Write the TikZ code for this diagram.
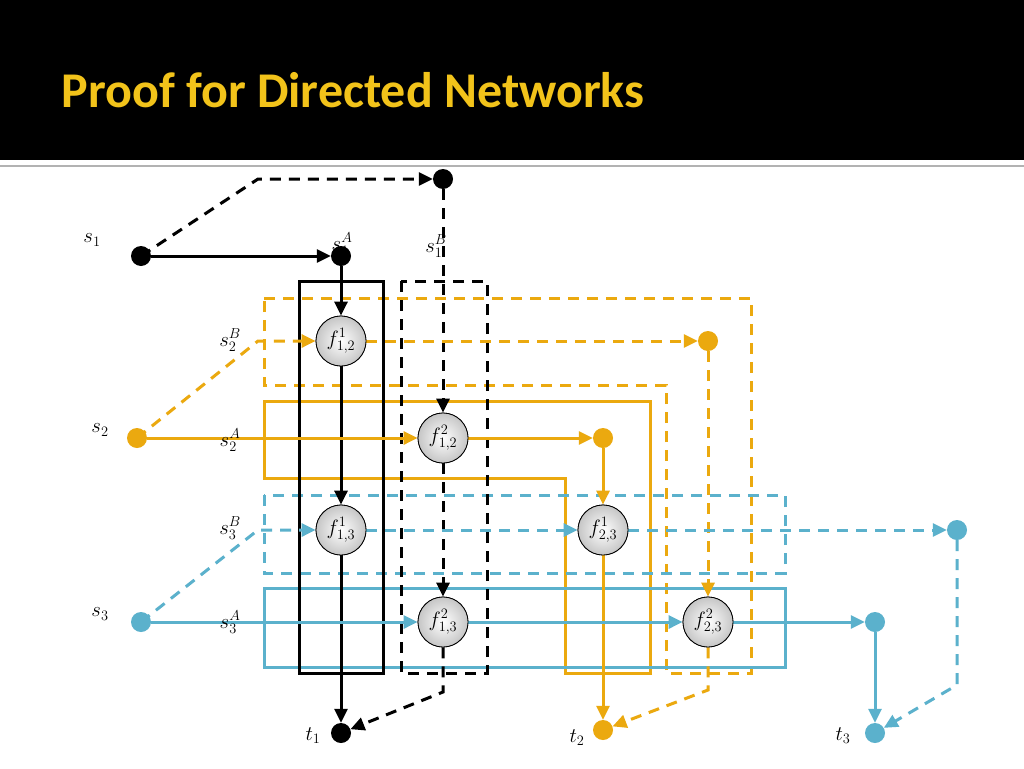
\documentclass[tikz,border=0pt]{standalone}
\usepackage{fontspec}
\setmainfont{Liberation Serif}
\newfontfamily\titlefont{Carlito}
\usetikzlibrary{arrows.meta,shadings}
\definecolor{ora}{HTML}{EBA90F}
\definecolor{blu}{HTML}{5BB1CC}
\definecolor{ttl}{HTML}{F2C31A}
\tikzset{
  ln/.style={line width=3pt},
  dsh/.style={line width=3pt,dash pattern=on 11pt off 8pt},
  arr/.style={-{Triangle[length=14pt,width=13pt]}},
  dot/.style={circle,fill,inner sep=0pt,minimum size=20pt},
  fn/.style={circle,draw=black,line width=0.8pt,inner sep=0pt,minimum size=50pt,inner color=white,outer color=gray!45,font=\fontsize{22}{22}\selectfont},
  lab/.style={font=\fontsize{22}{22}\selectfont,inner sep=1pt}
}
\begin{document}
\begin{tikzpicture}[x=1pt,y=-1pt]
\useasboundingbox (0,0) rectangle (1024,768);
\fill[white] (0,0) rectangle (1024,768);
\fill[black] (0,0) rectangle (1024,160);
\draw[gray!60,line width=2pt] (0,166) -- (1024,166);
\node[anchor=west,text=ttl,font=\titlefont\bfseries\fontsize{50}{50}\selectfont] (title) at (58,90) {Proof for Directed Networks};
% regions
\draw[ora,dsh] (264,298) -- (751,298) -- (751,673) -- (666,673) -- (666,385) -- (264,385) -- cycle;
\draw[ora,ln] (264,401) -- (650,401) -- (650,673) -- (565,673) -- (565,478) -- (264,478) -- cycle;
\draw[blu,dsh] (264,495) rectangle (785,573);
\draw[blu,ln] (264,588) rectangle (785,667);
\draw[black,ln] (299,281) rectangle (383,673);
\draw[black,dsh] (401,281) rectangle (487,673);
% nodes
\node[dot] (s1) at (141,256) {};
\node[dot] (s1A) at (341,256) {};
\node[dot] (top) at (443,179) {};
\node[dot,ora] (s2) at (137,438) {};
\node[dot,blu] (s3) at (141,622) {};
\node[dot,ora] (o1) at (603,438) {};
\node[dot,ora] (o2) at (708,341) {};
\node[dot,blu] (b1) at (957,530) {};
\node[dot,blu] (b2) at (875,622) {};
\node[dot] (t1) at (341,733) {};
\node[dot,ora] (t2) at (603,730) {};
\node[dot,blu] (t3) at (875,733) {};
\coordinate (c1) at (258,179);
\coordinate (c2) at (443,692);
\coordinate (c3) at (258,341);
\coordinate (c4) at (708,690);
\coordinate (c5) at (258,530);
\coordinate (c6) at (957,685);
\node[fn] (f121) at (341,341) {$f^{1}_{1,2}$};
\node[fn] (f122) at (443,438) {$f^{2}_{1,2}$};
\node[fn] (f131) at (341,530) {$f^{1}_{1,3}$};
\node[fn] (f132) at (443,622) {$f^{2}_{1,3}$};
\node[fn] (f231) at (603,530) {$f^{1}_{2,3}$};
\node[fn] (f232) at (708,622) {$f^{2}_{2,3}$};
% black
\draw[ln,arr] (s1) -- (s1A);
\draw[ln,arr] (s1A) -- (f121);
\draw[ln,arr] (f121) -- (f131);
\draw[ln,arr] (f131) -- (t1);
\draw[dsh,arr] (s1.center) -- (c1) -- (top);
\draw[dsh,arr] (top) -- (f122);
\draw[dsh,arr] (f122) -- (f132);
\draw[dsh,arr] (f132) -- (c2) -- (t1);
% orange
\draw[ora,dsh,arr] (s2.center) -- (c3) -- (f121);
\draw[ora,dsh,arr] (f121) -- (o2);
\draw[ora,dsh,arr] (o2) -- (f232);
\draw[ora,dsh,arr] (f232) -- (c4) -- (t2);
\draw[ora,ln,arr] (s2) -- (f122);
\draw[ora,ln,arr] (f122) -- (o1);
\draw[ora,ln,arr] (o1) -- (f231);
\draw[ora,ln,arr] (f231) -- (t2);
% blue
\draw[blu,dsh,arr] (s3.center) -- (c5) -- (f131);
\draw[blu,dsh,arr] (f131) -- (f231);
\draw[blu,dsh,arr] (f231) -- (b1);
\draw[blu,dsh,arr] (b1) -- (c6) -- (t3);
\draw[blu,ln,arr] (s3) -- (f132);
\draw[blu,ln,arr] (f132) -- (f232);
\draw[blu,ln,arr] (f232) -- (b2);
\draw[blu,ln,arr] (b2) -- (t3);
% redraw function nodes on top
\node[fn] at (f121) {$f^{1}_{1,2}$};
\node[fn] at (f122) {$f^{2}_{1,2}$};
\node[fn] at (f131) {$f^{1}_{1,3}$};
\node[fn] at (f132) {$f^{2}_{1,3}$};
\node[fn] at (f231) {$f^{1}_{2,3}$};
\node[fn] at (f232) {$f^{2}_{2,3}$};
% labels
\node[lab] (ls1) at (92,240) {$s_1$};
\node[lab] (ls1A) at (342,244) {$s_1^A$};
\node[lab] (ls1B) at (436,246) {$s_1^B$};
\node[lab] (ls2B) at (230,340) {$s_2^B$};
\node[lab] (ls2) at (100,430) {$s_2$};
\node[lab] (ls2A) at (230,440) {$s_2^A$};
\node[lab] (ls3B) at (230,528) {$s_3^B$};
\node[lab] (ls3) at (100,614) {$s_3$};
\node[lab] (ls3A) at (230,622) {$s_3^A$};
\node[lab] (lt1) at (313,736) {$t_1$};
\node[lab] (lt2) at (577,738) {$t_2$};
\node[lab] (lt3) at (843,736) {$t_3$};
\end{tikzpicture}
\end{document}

━━━━━━━━

> Your instructions: Each line of the data is to be duplicated exactly; pictures stay out of the copy.

> Response:
Write the TikZ code for this diagram.
\documentclass[tikz,border=0pt]{standalone}
\usepackage{fontspec}
\setmainfont{Liberation Serif}
\newfontfamily\titlefont{Carlito}
\usetikzlibrary{arrows.meta,shadings}
\definecolor{ora}{HTML}{EBA90F}
\definecolor{blu}{HTML}{5BB1CC}
\definecolor{ttl}{HTML}{F2C31A}
\tikzset{
  ln/.style={line width=3pt},
  dsh/.style={line width=3pt,dash pattern=on 11pt off 8pt},
  arr/.style={-{Triangle[length=14pt,width=13pt]}},
  dot/.style={circle,fill,inner sep=0pt,minimum size=20pt},
  fn/.style={circle,draw=black,line width=0.8pt,inner sep=0pt,minimum size=50pt,inner color=white,outer color=gray!45,font=\fontsize{22}{22}\selectfont},
  lab/.style={font=\fontsize{22}{22}\selectfont,inner sep=1pt}
}
\begin{document}
\begin{tikzpicture}[x=1pt,y=-1pt]
\useasboundingbox (0,0) rectangle (1024,768);
\fill[white] (0,0) rectangle (1024,768);
\fill[black] (0,0) rectangle (1024,160);
\draw[gray!60,line width=2pt] (0,166) -- (1024,166);
\node[anchor=west,text=ttl,font=\titlefont\bfseries\fontsize{50}{50}\selectfont] (title) at (58,90) {Proof for Directed Networks};
% regions
\draw[ora,dsh] (264,298) -- (751,298) -- (751,673) -- (666,673) -- (666,385) -- (264,385) -- cycle;
\draw[ora,ln] (264,401) -- (650,401) -- (650,673) -- (565,673) -- (565,478) -- (264,478) -- cycle;
\draw[blu,dsh] (264,495) rectangle (785,573);
\draw[blu,ln] (264,588) rectangle (785,667);
\draw[black,ln] (299,281) rectangle (383,673);
\draw[black,dsh] (401,281) rectangle (487,673);
% nodes
\node[dot] (s1) at (141,256) {};
\node[dot] (s1A) at (341,256) {};
\node[dot] (top) at (443,179) {};
\node[dot,ora] (s2) at (137,438) {};
\node[dot,blu] (s3) at (141,622) {};
\node[dot,ora] (o1) at (603,438) {};
\node[dot,ora] (o2) at (708,341) {};
\node[dot,blu] (b1) at (957,530) {};
\node[dot,blu] (b2) at (875,622) {};
\node[dot] (t1) at (341,733) {};
\node[dot,ora] (t2) at (603,730) {};
\node[dot,blu] (t3) at (875,733) {};
\coordinate (c1) at (258,179);
\coordinate (c2) at (443,692);
\coordinate (c3) at (258,341);
\coordinate (c4) at (708,690);
\coordinate (c5) at (258,530);
\coordinate (c6) at (957,685);
\node[fn] (f121) at (341,341) {$f^{1}_{1,2}$};
\node[fn] (f122) at (443,438) {$f^{2}_{1,2}$};
\node[fn] (f131) at (341,530) {$f^{1}_{1,3}$};
\node[fn] (f132) at (443,622) {$f^{2}_{1,3}$};
\node[fn] (f231) at (603,530) {$f^{1}_{2,3}$};
\node[fn] (f232) at (708,622) {$f^{2}_{2,3}$};
% black
\draw[ln,arr] (s1) -- (s1A);
\draw[ln,arr] (s1A) -- (f121);
\draw[ln,arr] (f121) -- (f131);
\draw[ln,arr] (f131) -- (t1);
\draw[dsh,arr] (s1.center) -- (c1) -- (top);
\draw[dsh,arr] (top) -- (f122);
\draw[dsh,arr] (f122) -- (f132);
\draw[dsh,arr] (f132) -- (c2) -- (t1);
% orange
\draw[ora,dsh,arr] (s2.center) -- (c3) -- (f121);
\draw[ora,dsh,arr] (f121) -- (o2);
\draw[ora,dsh,arr] (o2) -- (f232);
\draw[ora,dsh,arr] (f232) -- (c4) -- (t2);
\draw[ora,ln,arr] (s2) -- (f122);
\draw[ora,ln,arr] (f122) -- (o1);
\draw[ora,ln,arr] (o1) -- (f231);
\draw[ora,ln,arr] (f231) -- (t2);
% blue
\draw[blu,dsh,arr] (s3.center) -- (c5) -- (f131);
\draw[blu,dsh,arr] (f131) -- (f231);
\draw[blu,dsh,arr] (f231) -- (b1);
\draw[blu,dsh,arr] (b1) -- (c6) -- (t3);
\draw[blu,ln,arr] (s3) -- (f132);
\draw[blu,ln,arr] (f132) -- (f232);
\draw[blu,ln,arr] (f232) -- (b2);
\draw[blu,ln,arr] (b2) -- (t3);
% redraw function nodes on top
\node[fn] at (f121) {$f^{1}_{1,2}$};
\node[fn] at (f122) {$f^{2}_{1,2}$};
\node[fn] at (f131) {$f^{1}_{1,3}$};
\node[fn] at (f132) {$f^{2}_{1,3}$};
\node[fn] at (f231) {$f^{1}_{2,3}$};
\node[fn] at (f232) {$f^{2}_{2,3}$};
% labels
\node[lab] (ls1) at (92,240) {$s_1$};
\node[lab] (ls1A) at (342,244) {$s_1^A$};
\node[lab] (ls1B) at (436,246) {$s_1^B$};
\node[lab] (ls2B) at (230,340) {$s_2^B$};
\node[lab] (ls2) at (100,430) {$s_2$};
\node[lab] (ls2A) at (230,440) {$s_2^A$};
\node[lab] (ls3B) at (230,528) {$s_3^B$};
\node[lab] (ls3) at (100,614) {$s_3$};
\node[lab] (ls3A) at (230,622) {$s_3^A$};
\node[lab] (lt1) at (313,736) {$t_1$};
\node[lab] (lt2) at (577,738) {$t_2$};
\node[lab] (lt3) at (843,736) {$t_3$};
\end{tikzpicture}
\end{document}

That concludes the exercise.